11 countries speaking out against Koran burning in Florida

More than 10 countries have now condemned a Florida pastor's plan to burn the Koran in commemoration of the 9/11 terrorist attacks of nine years ago. Here is what leaders are saying worldwide.

2. Indonesia

Yusuf Ahmad/Reuters
A member of the Islamic group Hizb ut-Tahrir Indonesia carries a Koran during a protest in Makassar, South Sulawesi September 4.

Indonesian President Susilo Bambang Yudhoyono made a personal appeal to President Obama to step in and prevent the Koran burning.

"Indonesia and the US are building or bridging relations between the Western world and Islam. If the Koran burning occurs, then those efforts will be useless," Mr. Yudhoyono wrote in a letter to Obama, according to Agence France-Presse.

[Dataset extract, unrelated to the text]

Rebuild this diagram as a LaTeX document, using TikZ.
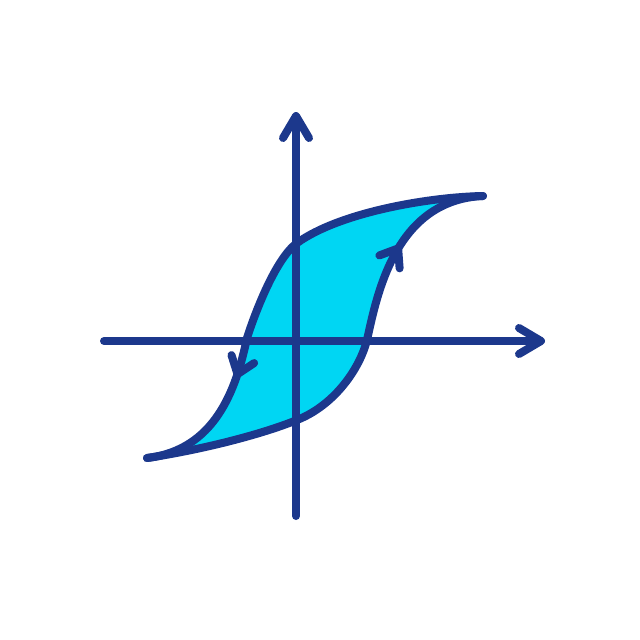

His spokesman Teuku Faizasyah told reporters "there is a deep concern over the planned Koran burning ceremony as it could spark conflict among religions."

Indonesia is the world's most populous Muslim nation, and approximately 86.1 percent of the 230 million population practices Islam, according to the CIA World Factbook.

The Telegraph reported today that the personal appeal from Indonesia will put Obama, who spent four of his childhood years living in Jakarta, "under intense pressure to ban the Koran burning in order to prevent a violent backlash across the Islamic world."